Assembling is a critical source of power, which I employ as a major goal and strategy. People have all too little power. The power disequilibrium is far more offensive than the financial one. Having a space in which to come together, recognize the needs and abilities of each other, then addressing them, generates work and roles. Assembling in the way we did, I was able to find a niche for myself in comfort, working to redistribute clothes and blankets that people no longer needed to those who needed them. Were we not geographically unified, I could not have located those with the needs I could satisfy. We created work for each other, from food to information, the power to help one another. And then additionally our ability to coordinate, creating a proactive force to address and resist the greater world. 

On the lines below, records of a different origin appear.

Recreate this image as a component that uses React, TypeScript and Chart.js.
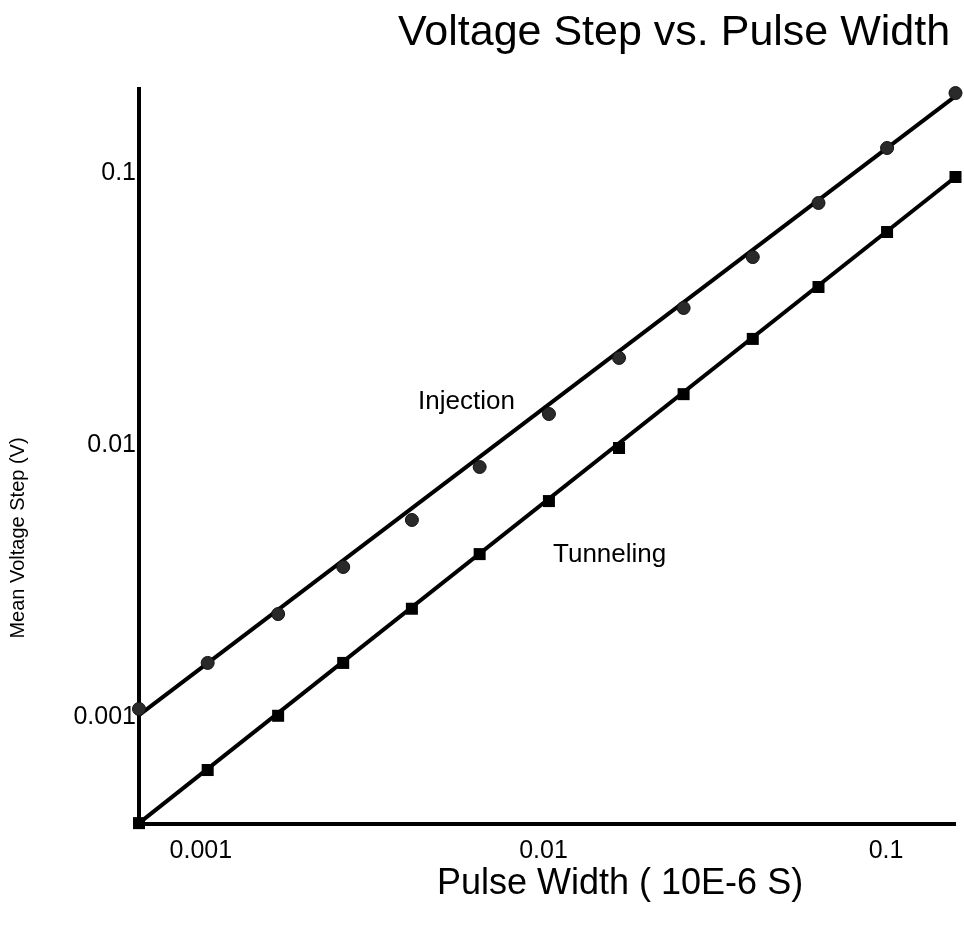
import React, { useEffect, useRef } from "react";
import { Chart, registerables } from "chart.js";

Chart.register(...registerables);

// ---- data ----
const pulseWidth = [
  0.000687, 0.00109, 0.00175, 0.00271, 0.0043, 0.00678, 0.0108, 0.0173, 0.0267,
  0.0425, 0.0661, 0.1048, 0.166,
];
const injectionStep = [
  0.00107, 0.00158, 0.00239, 0.00356, 0.0053, 0.0083, 0.013, 0.0209, 0.0319,
  0.0491, 0.0776, 0.1236, 0.1968,
];
const tunnelingStep = [
  0.000407, 0.000638, 0.00101, 0.00158, 0.0025, 0.00397, 0.00622, 0.00975,
  0.01538, 0.02455, 0.0381, 0.0607, 0.0967,
];
const fitX = [0.000687, 0.166];
const injectionFitY = [0.001016, 0.1918];
const tunnelingFitY = [0.000407, 0.0967];

const xTickValues = [0.001, 0.01, 0.1];
const yTickValues = [0.001, 0.01, 0.1];
const xRange = [0.000687, 0.166];
const yRange = [0.000404, 0.2037];

const titleText = "Voltage Step vs. Pulse Width";
const xTitleText = "Pulse Width ( 10E-6 S)";
const yTitleText = "Mean Voltage Step (V)";
const injectionLabel = "Injection";
const tunnelingLabel = "Tunneling";

const FONT = '"Liberation Sans", Arial, Helvetica, sans-serif';

const textPlugin = {
  id: "textLabels",
  afterDraw(chart: any) {
    const ctx = chart.ctx as CanvasRenderingContext2D;
    ctx.save();
    ctx.fillStyle = "#000";
    ctx.textBaseline = "alphabetic";
    ctx.textAlign = "left";
    ctx.font = `43px ${FONT}`;
    ctx.fillText(titleText, 398, 45);
    ctx.font = `36px ${FONT}`;
    ctx.fillText(xTitleText, 437, 894);
    ctx.font = `26px ${FONT}`;
    ctx.fillText(injectionLabel, 418, 409);
    ctx.fillText(tunnelingLabel, 553, 562);
    ctx.translate(18, 538);
    ctx.rotate(-Math.PI / 2);
    ctx.textAlign = "center";
    ctx.textBaseline = "middle";
    ctx.font = `20px ${FONT}`;
    ctx.fillText(yTitleText, 0, 0);
    ctx.restore();
  },
};

export default function App() {
  const ref = useRef<HTMLCanvasElement | null>(null);

  useEffect(() => {
    document.body.style.margin = "0";
    if (!ref.current) return;
    const toPts = (xs: number[], ys: number[]) => xs.map((x, i) => ({ x, y: ys[i] }));
    const chart = new Chart(ref.current, {
      type: "scatter",
      data: {
        datasets: [
          {
            label: injectionLabel,
            data: toPts(pulseWidth, injectionStep),
            pointStyle: "circle",
            pointRadius: 6.5,
            backgroundColor: "#2a2a2a",
            borderColor: "#111",
            borderWidth: 1,
            showLine: false,
            clip: false,
          },
          {
            label: tunnelingLabel,
            data: toPts(pulseWidth, tunnelingStep),
            pointStyle: "rect",
            pointRadius: 8.5,
            backgroundColor: "#000",
            borderColor: "#000",
            borderWidth: 0,
            showLine: false,
            clip: false,
          },
          {
            label: "Injection fit",
            data: toPts(fitX, injectionFitY),
            showLine: true,
            borderColor: "#000",
            borderWidth: 4,
            pointRadius: 0,
            clip: false,
          },
          {
            label: "Tunneling fit",
            data: toPts(fitX, tunnelingFitY),
            showLine: true,
            borderColor: "#000",
            borderWidth: 4,
            pointRadius: 0,
            clip: false,
          },
        ],
      },
      options: {
        animation: false,
        responsive: false,
        devicePixelRatio: 1,
        layout: { padding: { left: 0, top: 89, right: 6, bottom: 0 } },
        plugins: {
          legend: { display: false },
          title: { display: false },
          tooltip: { enabled: false },
        },
        scales: {
          x: {
            type: "logarithmic",
            min: xRange[0],
            max: xRange[1],
            grid: { display: false, drawTicks: false },
            border: { display: true, color: "#000", width: 4 },
            afterBuildTicks: (scale: any) => {
              scale.ticks = xTickValues.map((v) => ({ value: v }));
            },
            afterFit: (scale: any) => {
              scale.height = 110;
            },
            ticks: {
              autoSkip: false,
              maxRotation: 0,
              padding: 12,
              labelOffset: 6,
              color: "#000",
              font: { family: FONT, size: 25 },
              callback: (v: any) => String(v),
            },
          },
          y: {
            type: "logarithmic",
            min: yRange[0],
            max: yRange[1],
            grid: { display: false, drawTicks: false },
            border: { display: true, color: "#000", width: 4 },
            afterBuildTicks: (scale: any) => {
              scale.ticks = yTickValues.map((v) => ({ value: v }));
            },
            afterFit: (scale: any) => {
              scale.width = 139;
            },
            ticks: {
              autoSkip: false,
              padding: 3,
              color: "#000",
              font: { family: FONT, size: 25 },
              callback: (v: any) => String(v),
            },
          },
        },
      },
      plugins: [textPlugin],
    });
    return () => chart.destroy();
  }, []);

  return (
    <div style={{ position: "absolute", left: 0, top: 0, width: 964, height: 934, background: "#fff" }}>
      <canvas ref={ref} width={964} height={934} style={{ width: 964, height: 934, display: "block" }} />
    </div>
  );
}
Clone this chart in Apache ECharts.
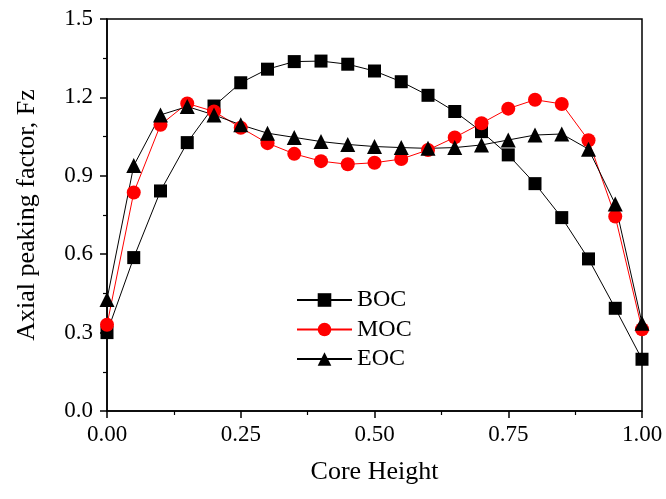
<!DOCTYPE html>
<html><head><meta charset="utf-8">
<script src="https://cdn.jsdelivr.net/npm/echarts@6/dist/echarts.min.js"></script>
<style>html,body{margin:0;padding:0;background:#fff}#c{width:666px;height:499px}</style>
</head><body><div id="c"></div>
<script>
const coreHeight = [0,0.05,0.1,0.15,0.2,0.25,0.3,0.35,0.4,0.45,0.5,0.55,0.6,0.65,0.7,0.75,0.8,0.85,0.9,0.95,1.0];
const boc = [0.30,0.587,0.842,1.027,1.167,1.256,1.308,1.337,1.339,1.327,1.301,1.260,1.208,1.146,1.069,0.980,0.870,0.740,0.582,0.393,0.198];
const moc = [0.330,0.836,1.095,1.177,1.146,1.084,1.025,0.984,0.956,0.944,0.950,0.964,0.999,1.047,1.101,1.157,1.191,1.175,1.036,0.744,0.313];
const eoc = [0.427,0.939,1.133,1.165,1.133,1.095,1.063,1.047,1.031,1.020,1.012,1.008,1.005,1.008,1.018,1.037,1.056,1.060,1.002,0.792,0.336];
const seriesNames = ['BOC','MOC','EOC'];
const FONT = '"Liberation Serif", "Times New Roman", serif';

const pairs = arr => coreHeight.map((x,i)=>[x,arr[i]]);
const chart = echarts.init(document.getElementById('c'), null, {renderer:'canvas'});
const axisCommon = {
  axisLine:{show:true,onZero:false,lineStyle:{color:'#000',width:1.5}},
  axisTick:{show:true,inside:false,length:7,lineStyle:{color:'#000',width:1.5}},
  minorTick:{show:true,splitNumber:2,length:4,lineStyle:{color:'#000',width:1.2}},
  splitLine:{show:false},
  axisLabel:{color:'#000',fontFamily:FONT,fontSize:23},
  nameTextStyle:{color:'#000',fontFamily:FONT,fontSize:26}
};
chart.setOption({
  animation:false,
  backgroundColor:'#fff',
  grid:{left:107,right:24,top:19,bottom:88,show:true,borderColor:'#000',borderWidth:1.5,backgroundColor:'transparent'},
  legend:{
    data:seriesNames, orient:'vertical', left:291, top:283,
    itemWidth:55, itemHeight:17, itemGap:5.5,
    textStyle:{color:'#000',fontFamily:FONT,fontSize:24},
  },
  xAxis:Object.assign({}, axisCommon, {
    type:'value', min:0, max:1, interval:0.25,
    name:'Core Height', nameLocation:'middle', nameGap:48,
    axisLabel:Object.assign({}, axisCommon.axisLabel, {margin:12, formatter:v=>v.toFixed(2)})
  }),
  yAxis:Object.assign({}, axisCommon, {
    type:'value', min:0, max:1.5, interval:0.3,
    name:'Axial peaking factor, Fz', nameLocation:'middle', nameGap:67,
    axisLabel:Object.assign({}, axisCommon.axisLabel, {margin:14, formatter:v=>v.toFixed(1)})
  }),
  series:[
    {name:'BOC',type:'line',data:pairs(boc),symbol:'rect',symbolSize:13,
     itemStyle:{color:'#000'},lineStyle:{color:'#000',width:1}},
    {name:'MOC',type:'line',data:pairs(moc),symbol:'circle',symbolSize:14,
     itemStyle:{color:'#ff0000'},lineStyle:{color:'#ff0000',width:1}},
    {name:'EOC',type:'line',data:pairs(eoc),symbol:'triangle',symbolSize:15,
     itemStyle:{color:'#000'},lineStyle:{color:'#000',width:1}}
  ]
});
</script></body></html>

Occupy Wall Street is a way of networking power. Right now its effectiveness is questionable. We have poor communication in certain respects. Many relate to language. For instance, I transcendentally want individuals to have  the ability to manifest their ideas. Though rather than speaking as a proponent of individuals goals, we ask if the person is helping the movement. What virtue is there in empowering that which is non human, or un living. We are a network of individuals who want things. This turn of phrase and the idea behind it impede our simple assistance of each other. On the larger scale, I would not enjoy a world run by the “occupy movement” but rather as humans are diverse, a world with a great many runnings, and no mandated and universal One. What of a world full of many different worlds in it with many different systems of food distribution and health care. What of diversity in the idea of nationality or enfranchisement or employment & education. What if family structures ranged from the style of spartans to Mormons to anything else. I see no reason to have One anything across the nation. Tell me any great system and I will offer solid reasons why it is not the best. Instead of choosing for the people, let there be greater diversity. A good way to reach better ones is to allow for people to select their preference. Let there be greater diversity. Let there be options. We are born into a space with pre-determined options. Even in america there is a stark lack, a lack of educations, of resource distribution, of values, of enfranchisements. There is a lack of choice.